Thinking of you, Ya Chun. My due date was in fall and I'm just not as in love with autumn as I used to be.
((hugs))
This time of year does it for me too. :(
You look so lovely.
And I'm sorry. Fall has always been twinged with sadness for me too.
(((hugs))) I just wrote a post about how October is such a melancholy month for me.
I know the picture is a sad reminder for you -- but I must add, it's nice to see you! I haven't worked up enough courage to post a photo of myself on my blog yet... (at least one where I'm fully visible...)
Oh Ya Chun, just look at you. Thank you for sharing this photo with us. You look beautiful, all pregnant and happy with Serenity growing in you.
I'm sorry. I'm sorry. I'm sorry. I don't know what else there is to even say anymore. XO.
It's hard as hell that's for sure. I try not to look at pictures of myself pregnant from the last time, it's heartbreaking
I feel the same way. There are a lot of painful reminders of last year. It's hard. I am already wishing spring was back.
You and Serenity looked beautiful.
You look radiant in that photo!
The holidays can be so hard. There is nothing wrong with not participating. I've always liked the idea of taking a great vacation for Christmas.
I'm sorry things are so hard right now with so many memories of a wonderful future that almost was.
Ya Chun, I'm sending you the Angel Mommy blog award.
Please visit this site to pick it up and put on your blog.

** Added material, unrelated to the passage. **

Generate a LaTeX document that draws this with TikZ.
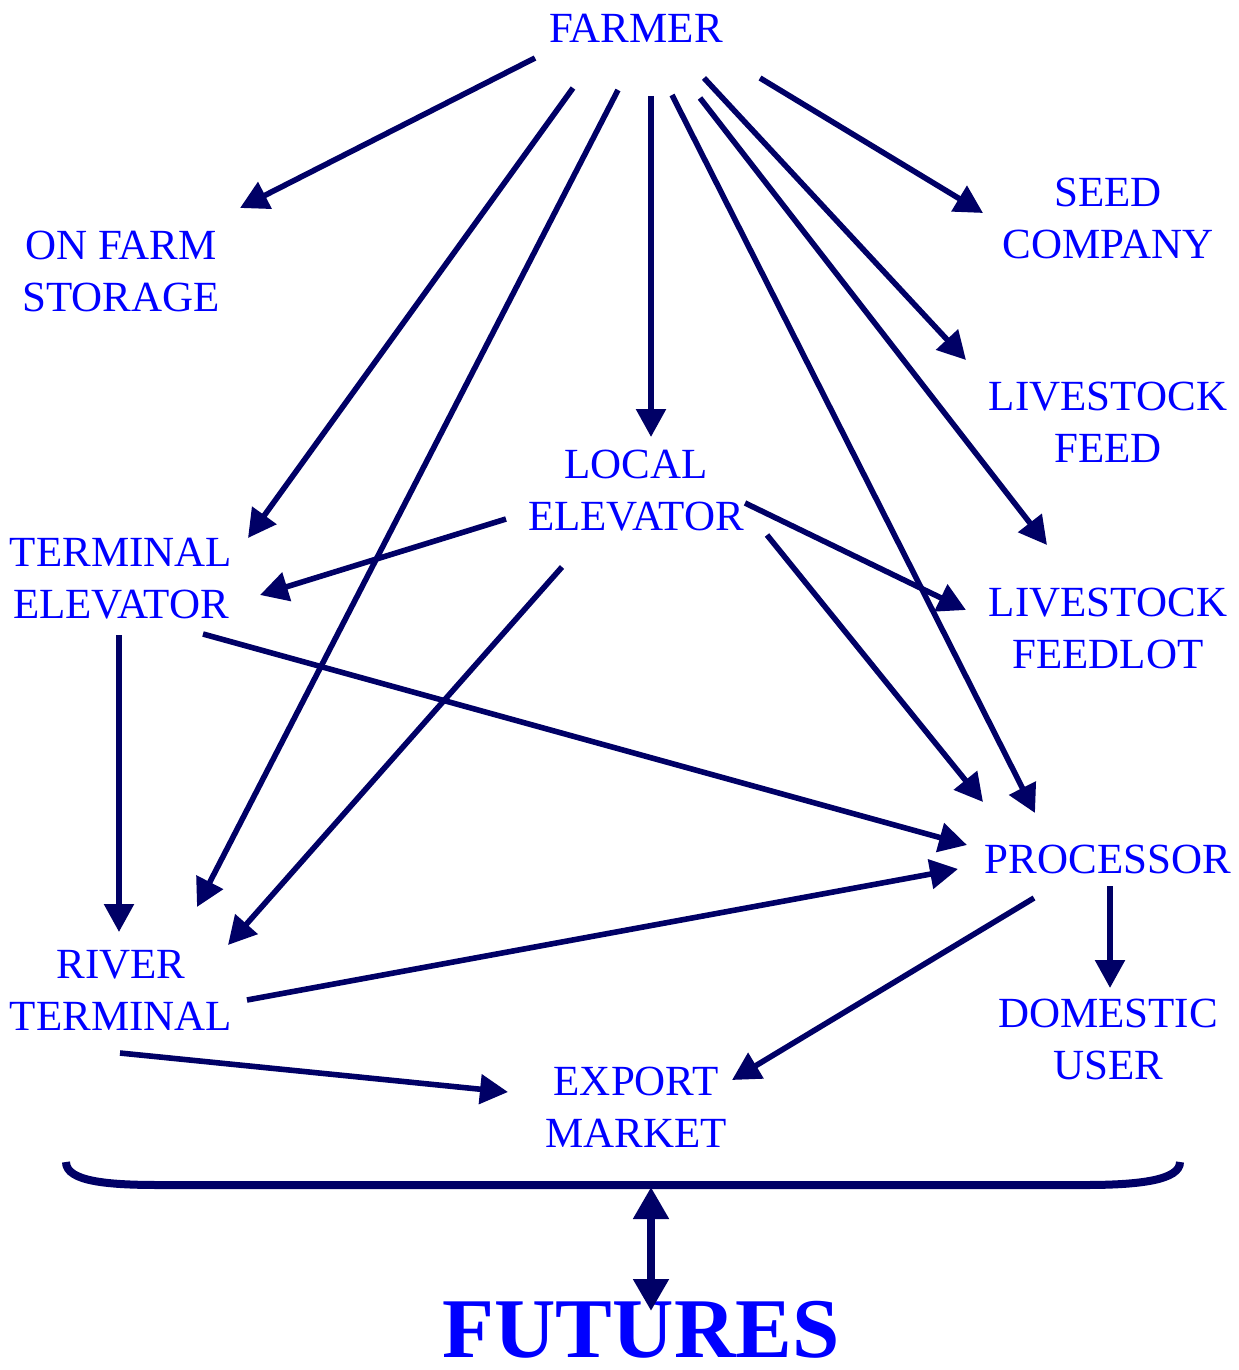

http://sweetbabywhispers.blogspot.com/2008/10/angel-mommy-blog-award.html
As the date I concieved my daughter gets closer, I find myself thinking back to what I was doing a year ago- and what I thought I would be doing now. There isn't anything to say but I'm sorry.
I'm so sorry :(
Oh, the perfect naiveté of life before loss. You are glowing Ya Chun. Radiantly beautiful. I'm so sorry.